— Begin Stored records —

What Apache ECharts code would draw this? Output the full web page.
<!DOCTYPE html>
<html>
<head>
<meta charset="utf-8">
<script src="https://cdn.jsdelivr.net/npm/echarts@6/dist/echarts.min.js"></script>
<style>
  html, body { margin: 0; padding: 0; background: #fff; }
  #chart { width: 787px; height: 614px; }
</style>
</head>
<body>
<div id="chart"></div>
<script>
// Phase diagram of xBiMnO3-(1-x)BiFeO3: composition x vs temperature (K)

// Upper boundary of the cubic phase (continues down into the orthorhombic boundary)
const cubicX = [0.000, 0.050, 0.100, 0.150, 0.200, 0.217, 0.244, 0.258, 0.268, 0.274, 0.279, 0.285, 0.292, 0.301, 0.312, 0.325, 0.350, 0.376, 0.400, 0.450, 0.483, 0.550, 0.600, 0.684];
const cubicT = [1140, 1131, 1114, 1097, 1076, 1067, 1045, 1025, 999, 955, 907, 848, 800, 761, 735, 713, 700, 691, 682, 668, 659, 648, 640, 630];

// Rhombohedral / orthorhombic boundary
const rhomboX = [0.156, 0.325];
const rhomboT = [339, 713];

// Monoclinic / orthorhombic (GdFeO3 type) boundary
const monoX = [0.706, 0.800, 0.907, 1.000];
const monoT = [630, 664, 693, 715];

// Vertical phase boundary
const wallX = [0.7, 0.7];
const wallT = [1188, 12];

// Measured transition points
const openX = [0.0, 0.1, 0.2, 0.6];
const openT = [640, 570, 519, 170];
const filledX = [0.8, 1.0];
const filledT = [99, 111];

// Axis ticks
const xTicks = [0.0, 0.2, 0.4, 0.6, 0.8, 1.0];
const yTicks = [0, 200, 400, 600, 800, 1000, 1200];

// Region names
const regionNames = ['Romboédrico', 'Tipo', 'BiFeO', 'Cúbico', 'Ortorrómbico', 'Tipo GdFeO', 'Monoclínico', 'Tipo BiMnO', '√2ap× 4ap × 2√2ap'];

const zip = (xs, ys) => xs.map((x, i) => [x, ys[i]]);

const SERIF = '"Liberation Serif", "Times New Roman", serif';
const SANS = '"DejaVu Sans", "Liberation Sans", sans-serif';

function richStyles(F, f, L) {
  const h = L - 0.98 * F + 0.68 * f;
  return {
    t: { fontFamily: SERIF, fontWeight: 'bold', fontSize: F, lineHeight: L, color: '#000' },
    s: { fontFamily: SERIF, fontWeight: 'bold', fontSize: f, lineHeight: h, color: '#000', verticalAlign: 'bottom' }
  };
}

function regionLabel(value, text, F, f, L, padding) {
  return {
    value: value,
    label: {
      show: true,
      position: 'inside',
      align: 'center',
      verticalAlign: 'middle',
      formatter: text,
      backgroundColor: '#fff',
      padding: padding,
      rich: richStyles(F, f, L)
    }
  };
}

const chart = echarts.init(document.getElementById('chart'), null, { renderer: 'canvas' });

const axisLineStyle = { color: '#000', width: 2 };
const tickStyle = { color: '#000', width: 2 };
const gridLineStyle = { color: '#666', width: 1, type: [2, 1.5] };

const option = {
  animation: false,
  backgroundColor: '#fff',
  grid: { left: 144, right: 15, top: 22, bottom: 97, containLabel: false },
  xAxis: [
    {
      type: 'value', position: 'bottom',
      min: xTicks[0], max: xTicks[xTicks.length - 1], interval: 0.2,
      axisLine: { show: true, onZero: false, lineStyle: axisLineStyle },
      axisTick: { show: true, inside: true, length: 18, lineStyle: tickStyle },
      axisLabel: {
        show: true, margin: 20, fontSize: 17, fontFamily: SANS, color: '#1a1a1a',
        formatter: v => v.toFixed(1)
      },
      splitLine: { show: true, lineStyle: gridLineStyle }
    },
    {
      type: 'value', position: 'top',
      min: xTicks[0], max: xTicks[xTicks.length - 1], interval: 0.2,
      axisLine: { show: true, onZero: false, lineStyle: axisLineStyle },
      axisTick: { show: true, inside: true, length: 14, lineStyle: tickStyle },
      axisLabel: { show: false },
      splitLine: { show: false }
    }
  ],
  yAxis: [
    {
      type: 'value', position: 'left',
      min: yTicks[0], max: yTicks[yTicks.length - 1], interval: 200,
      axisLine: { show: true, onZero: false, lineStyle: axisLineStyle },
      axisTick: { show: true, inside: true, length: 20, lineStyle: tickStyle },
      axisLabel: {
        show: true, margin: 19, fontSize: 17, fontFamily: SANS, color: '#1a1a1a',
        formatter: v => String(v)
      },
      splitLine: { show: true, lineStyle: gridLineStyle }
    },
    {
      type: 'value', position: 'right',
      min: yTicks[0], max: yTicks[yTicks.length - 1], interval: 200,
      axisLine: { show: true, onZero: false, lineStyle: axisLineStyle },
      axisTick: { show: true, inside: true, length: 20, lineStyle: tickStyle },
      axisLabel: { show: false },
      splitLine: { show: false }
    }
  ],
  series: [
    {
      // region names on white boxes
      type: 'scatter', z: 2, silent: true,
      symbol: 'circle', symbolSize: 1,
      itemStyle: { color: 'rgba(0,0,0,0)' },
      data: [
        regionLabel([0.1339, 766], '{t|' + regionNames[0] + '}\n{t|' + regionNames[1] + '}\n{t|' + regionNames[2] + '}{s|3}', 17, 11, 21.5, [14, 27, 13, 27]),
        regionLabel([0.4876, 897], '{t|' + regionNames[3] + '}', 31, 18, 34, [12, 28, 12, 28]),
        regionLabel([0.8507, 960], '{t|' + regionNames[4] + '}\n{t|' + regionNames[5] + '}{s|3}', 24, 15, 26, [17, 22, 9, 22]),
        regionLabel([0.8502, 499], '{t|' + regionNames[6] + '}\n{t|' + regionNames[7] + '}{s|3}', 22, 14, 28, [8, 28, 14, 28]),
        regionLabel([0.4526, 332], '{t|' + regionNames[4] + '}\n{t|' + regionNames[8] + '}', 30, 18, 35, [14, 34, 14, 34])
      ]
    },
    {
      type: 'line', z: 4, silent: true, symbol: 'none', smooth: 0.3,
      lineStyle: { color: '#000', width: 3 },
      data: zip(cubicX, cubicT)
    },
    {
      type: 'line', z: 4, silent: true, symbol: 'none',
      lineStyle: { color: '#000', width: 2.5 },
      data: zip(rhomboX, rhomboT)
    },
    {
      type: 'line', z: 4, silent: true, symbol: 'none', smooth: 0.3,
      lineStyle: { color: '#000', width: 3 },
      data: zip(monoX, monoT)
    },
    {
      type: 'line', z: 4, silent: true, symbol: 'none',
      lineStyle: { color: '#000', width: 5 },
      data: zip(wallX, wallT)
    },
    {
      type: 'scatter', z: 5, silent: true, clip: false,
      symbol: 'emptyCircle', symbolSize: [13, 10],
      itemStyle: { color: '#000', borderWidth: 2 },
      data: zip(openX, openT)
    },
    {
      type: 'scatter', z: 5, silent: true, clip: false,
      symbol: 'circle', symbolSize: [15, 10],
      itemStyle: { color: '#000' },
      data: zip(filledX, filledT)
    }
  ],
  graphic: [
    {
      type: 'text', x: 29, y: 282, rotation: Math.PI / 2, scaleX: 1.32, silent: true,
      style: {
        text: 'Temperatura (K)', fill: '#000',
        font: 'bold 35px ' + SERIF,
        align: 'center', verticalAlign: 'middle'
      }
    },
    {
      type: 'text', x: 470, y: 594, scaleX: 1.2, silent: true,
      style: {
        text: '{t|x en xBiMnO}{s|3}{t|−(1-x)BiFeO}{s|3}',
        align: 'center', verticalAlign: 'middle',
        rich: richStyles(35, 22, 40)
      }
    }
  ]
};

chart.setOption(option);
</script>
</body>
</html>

— End Stored records —
— Begin Stored records —

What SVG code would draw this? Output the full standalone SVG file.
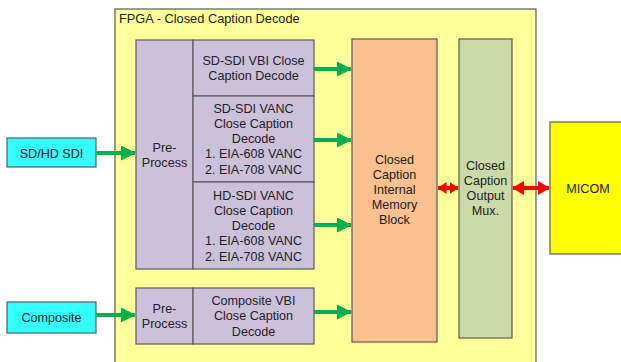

— End Stored records —
— Begin Stored records —

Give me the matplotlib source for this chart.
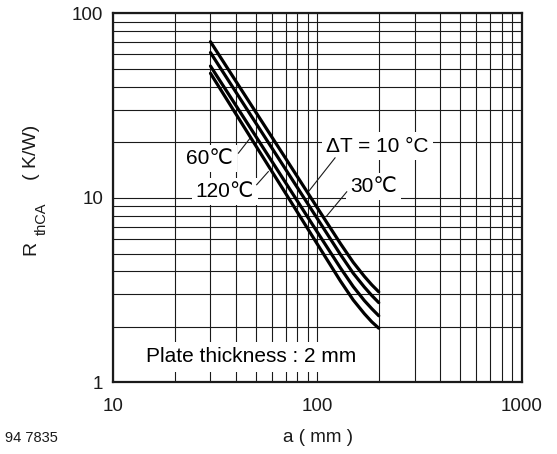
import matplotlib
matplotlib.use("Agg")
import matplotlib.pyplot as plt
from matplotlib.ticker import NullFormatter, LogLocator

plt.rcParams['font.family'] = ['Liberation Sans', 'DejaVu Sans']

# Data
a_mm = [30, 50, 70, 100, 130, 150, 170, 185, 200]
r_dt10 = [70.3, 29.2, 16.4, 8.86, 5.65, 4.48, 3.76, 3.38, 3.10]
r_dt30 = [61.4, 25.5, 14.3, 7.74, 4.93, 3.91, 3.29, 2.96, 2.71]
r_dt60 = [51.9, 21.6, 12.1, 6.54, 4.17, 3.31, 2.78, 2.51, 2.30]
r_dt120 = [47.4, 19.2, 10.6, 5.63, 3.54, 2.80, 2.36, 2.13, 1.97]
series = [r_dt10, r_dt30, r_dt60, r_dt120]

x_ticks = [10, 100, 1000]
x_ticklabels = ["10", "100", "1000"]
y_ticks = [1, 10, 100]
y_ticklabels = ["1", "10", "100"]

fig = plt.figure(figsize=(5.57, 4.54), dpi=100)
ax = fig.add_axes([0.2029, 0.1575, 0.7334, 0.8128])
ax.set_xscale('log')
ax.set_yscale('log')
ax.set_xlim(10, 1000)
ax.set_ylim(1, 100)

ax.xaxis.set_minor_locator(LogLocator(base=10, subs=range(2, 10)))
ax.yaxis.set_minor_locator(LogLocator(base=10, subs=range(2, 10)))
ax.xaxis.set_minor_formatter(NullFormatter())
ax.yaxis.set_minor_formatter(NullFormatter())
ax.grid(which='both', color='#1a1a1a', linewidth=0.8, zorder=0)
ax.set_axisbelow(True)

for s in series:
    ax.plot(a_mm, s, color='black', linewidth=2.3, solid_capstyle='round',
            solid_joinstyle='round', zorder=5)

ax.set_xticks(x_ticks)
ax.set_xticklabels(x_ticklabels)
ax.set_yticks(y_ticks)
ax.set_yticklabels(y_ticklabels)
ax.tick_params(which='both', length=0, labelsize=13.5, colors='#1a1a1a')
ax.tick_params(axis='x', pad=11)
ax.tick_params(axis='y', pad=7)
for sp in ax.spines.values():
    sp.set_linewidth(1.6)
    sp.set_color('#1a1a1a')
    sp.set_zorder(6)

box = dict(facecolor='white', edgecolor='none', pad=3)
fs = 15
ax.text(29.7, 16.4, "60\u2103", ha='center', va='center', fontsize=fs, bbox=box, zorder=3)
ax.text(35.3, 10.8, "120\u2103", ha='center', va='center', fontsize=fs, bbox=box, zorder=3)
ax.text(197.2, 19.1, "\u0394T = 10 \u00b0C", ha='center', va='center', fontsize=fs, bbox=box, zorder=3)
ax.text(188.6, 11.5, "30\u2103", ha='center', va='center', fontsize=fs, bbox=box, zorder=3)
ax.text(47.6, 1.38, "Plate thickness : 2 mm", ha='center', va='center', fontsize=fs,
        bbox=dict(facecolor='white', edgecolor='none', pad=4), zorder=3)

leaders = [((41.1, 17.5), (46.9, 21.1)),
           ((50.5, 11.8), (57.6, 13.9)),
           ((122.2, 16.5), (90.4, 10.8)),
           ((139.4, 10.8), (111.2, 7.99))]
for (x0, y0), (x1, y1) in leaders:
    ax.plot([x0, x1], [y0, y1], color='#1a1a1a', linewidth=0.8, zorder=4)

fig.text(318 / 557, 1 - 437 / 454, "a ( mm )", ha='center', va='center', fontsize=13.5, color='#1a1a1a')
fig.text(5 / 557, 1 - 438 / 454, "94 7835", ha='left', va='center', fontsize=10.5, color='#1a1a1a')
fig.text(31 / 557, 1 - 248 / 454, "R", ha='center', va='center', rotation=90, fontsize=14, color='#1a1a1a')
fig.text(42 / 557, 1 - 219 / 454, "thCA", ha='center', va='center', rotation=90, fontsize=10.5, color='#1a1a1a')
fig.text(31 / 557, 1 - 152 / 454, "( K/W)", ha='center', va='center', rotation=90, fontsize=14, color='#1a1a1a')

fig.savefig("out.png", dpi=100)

— End Stored records —

Prompt:
Copy the lines above exactly, starting with the line that contains "Give me the matplotlib source for this chart." and ending with the line that contains "plt.rcParams['font.family'] = ['Liberation", and leave out any pictures.

Written solution:
Give me the matplotlib source for this chart.
import matplotlib
matplotlib.use("Agg")
import matplotlib.pyplot as plt
from matplotlib.ticker import NullFormatter, LogLocator

plt.rcParams['font.family'] = ['Liberation Sans', 'DejaVu Sans']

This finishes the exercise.